As the nineteenth century ended, so too did the gaúcho’s traditional way of life. International boundaries were accepted, and landowners were better able to exert control over their properties. Finally, as fencing was introduced and rail lines arrived, cattle turned into an industry, with the animals raised rather than hunted. Gradually gaúchos were made redundant, reduced to the status of mere peões or cattle hands.

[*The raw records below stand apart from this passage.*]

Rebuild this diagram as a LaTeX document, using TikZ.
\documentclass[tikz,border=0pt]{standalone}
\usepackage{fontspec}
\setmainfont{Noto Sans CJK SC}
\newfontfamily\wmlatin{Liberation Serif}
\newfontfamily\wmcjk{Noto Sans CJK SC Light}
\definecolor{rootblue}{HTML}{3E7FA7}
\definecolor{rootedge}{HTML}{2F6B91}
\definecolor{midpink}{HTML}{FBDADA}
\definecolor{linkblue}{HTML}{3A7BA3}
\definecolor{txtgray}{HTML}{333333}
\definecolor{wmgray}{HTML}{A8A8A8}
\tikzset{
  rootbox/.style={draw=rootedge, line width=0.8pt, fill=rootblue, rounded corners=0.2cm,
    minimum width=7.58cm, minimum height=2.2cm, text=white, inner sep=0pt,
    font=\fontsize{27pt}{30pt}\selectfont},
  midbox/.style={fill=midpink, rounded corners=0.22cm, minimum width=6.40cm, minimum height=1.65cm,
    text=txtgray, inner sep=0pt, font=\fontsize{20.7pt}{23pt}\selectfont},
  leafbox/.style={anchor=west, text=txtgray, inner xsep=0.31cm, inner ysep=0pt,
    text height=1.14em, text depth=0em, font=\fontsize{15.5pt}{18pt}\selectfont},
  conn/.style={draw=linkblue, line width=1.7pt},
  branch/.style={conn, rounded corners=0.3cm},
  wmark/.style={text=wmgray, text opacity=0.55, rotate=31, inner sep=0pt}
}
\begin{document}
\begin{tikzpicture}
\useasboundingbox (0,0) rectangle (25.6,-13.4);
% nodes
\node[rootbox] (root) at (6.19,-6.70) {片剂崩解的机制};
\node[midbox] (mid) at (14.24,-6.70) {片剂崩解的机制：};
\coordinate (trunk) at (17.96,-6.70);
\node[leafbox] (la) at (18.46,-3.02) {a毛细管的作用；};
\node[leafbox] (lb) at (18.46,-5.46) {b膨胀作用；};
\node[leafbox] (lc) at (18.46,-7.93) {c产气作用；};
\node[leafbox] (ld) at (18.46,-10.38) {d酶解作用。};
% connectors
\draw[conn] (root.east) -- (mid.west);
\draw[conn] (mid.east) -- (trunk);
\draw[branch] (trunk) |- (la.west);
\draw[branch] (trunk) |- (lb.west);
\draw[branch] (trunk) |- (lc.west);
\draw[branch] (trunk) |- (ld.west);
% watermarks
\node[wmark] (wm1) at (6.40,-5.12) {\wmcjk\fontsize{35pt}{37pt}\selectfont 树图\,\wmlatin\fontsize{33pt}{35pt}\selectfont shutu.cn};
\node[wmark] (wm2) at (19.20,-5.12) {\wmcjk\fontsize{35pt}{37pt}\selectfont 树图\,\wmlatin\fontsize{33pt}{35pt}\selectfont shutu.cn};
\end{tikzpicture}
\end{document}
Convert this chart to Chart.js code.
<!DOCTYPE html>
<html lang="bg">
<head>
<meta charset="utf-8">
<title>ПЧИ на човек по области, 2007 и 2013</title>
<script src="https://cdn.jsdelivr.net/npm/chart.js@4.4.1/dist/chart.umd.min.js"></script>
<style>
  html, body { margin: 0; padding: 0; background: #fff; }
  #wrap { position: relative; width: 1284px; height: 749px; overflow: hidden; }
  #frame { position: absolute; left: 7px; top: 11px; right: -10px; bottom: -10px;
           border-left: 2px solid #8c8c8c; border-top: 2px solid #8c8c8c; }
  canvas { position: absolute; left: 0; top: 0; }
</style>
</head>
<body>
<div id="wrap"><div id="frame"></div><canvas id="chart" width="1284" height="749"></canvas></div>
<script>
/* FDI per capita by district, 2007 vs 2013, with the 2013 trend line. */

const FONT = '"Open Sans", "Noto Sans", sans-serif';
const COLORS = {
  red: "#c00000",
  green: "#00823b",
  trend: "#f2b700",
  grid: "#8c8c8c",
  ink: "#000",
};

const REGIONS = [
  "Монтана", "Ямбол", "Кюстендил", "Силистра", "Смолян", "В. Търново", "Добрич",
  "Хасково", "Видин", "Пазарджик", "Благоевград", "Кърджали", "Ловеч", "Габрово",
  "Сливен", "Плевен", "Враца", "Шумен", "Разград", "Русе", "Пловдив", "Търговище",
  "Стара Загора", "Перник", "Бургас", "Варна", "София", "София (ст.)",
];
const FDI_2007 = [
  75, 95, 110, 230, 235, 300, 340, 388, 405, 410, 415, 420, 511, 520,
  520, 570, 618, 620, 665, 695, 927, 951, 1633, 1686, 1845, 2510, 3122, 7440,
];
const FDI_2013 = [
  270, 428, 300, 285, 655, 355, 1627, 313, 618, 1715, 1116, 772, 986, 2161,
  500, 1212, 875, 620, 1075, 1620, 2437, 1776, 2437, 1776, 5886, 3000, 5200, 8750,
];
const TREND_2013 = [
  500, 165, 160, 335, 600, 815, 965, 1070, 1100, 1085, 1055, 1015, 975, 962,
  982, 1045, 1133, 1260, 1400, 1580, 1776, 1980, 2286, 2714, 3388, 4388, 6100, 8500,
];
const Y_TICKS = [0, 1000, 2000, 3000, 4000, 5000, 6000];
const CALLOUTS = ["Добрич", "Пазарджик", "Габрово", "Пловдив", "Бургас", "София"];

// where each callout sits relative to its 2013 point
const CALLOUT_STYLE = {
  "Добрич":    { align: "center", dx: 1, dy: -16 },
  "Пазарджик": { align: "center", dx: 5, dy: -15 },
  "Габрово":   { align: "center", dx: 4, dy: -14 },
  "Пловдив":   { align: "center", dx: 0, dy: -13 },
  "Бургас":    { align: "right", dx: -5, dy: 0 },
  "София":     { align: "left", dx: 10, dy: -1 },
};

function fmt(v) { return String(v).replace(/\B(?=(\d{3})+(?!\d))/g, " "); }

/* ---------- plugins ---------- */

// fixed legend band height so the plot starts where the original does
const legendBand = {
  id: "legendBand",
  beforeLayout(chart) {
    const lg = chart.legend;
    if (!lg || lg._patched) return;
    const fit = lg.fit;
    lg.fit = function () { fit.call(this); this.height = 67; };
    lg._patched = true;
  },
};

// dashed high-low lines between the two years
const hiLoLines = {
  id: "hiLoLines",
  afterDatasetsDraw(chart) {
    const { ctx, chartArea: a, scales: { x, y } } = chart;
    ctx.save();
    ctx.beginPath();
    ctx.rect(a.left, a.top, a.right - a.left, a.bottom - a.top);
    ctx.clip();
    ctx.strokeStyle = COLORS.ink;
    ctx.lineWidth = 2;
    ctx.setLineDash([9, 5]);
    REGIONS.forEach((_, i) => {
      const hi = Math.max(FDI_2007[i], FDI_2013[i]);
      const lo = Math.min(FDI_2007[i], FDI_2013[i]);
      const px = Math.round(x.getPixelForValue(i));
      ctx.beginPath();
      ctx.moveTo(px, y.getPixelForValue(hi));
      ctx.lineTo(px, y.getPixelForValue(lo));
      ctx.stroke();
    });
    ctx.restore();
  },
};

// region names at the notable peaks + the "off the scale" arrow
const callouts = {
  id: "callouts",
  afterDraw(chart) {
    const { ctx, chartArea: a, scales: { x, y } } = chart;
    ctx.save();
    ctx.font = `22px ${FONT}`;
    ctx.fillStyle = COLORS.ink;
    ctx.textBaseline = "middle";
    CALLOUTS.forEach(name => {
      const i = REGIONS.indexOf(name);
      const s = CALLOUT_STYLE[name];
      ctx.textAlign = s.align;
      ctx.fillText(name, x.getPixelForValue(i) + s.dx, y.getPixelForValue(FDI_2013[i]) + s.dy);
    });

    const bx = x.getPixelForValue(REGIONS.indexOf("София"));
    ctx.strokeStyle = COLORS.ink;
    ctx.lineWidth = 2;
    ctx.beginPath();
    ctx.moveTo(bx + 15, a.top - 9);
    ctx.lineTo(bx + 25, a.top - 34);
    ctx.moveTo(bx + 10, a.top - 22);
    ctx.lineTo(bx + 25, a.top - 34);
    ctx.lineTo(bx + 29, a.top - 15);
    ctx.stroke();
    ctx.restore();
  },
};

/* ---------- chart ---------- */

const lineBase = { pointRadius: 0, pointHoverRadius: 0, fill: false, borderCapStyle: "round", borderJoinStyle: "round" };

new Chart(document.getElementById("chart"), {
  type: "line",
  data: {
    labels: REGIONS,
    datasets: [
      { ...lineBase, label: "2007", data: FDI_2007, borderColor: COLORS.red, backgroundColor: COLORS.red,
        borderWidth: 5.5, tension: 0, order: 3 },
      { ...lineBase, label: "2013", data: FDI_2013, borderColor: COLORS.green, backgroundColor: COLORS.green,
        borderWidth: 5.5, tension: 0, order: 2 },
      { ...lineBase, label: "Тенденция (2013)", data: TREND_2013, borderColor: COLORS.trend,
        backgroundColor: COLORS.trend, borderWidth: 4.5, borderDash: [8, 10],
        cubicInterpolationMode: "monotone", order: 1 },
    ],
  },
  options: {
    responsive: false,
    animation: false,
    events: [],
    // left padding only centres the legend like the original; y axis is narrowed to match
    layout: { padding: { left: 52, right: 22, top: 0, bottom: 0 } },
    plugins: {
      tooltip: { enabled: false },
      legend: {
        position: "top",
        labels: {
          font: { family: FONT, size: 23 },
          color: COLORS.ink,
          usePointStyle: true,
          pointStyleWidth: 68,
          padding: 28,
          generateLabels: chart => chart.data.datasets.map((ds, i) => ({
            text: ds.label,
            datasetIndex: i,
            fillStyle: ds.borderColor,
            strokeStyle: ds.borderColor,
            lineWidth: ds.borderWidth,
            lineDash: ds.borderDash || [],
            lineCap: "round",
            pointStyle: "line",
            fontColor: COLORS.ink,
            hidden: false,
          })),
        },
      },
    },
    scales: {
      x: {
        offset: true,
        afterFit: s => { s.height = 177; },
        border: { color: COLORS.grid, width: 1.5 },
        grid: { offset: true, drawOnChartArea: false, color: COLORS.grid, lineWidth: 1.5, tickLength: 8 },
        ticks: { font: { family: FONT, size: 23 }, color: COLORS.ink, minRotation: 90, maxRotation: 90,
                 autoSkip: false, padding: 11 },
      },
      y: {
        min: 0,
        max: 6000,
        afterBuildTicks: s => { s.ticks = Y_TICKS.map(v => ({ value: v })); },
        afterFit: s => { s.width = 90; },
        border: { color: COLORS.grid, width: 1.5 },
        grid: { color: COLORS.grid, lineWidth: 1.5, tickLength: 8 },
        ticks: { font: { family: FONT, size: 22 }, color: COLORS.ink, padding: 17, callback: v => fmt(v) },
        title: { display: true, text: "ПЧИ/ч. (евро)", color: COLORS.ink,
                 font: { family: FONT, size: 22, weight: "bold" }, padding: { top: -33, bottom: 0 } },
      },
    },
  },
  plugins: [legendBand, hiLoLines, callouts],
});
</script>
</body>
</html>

Still, more in Rio Grande do Sul than in Argentina, some gaúcho traditions persist, though for a visitor to get much of a picture of the present-day way of life is difficult. In general, the cities and towns of the state’s interior are fairly characterless, though travelling between towns still brings echoes of former times, especially if you get off the beaten track. Here, in the small villages, horses are not only a tool used to herd cattle, but remain an essential means of transport. While women are no differently dressed than in the rest of Brazil, men appear in much the same way as their gaúcho predecessors: in bombachas (baggy trousers), linen shirt, kerchief, poncho and felt-rimmed hat, shod in pleated boots and fancy spurs. Also associated with the interior of Rio Grande do Sul is chimarrão (sugarless maté tea), which is sipped through a bomba (a silver straw) from a cuia (a gourd). In the towns themselves, cattlemen are always to be seen, purchasing supplies or hanging out in bars. But undoubtedly your best chance of getting a feel of the interior is to attend a rodeio, held regularly in towns and villages throughout gaúcho country. Branches of the state tourist office, CRTur, will have information about when and where rodeios are due to take place.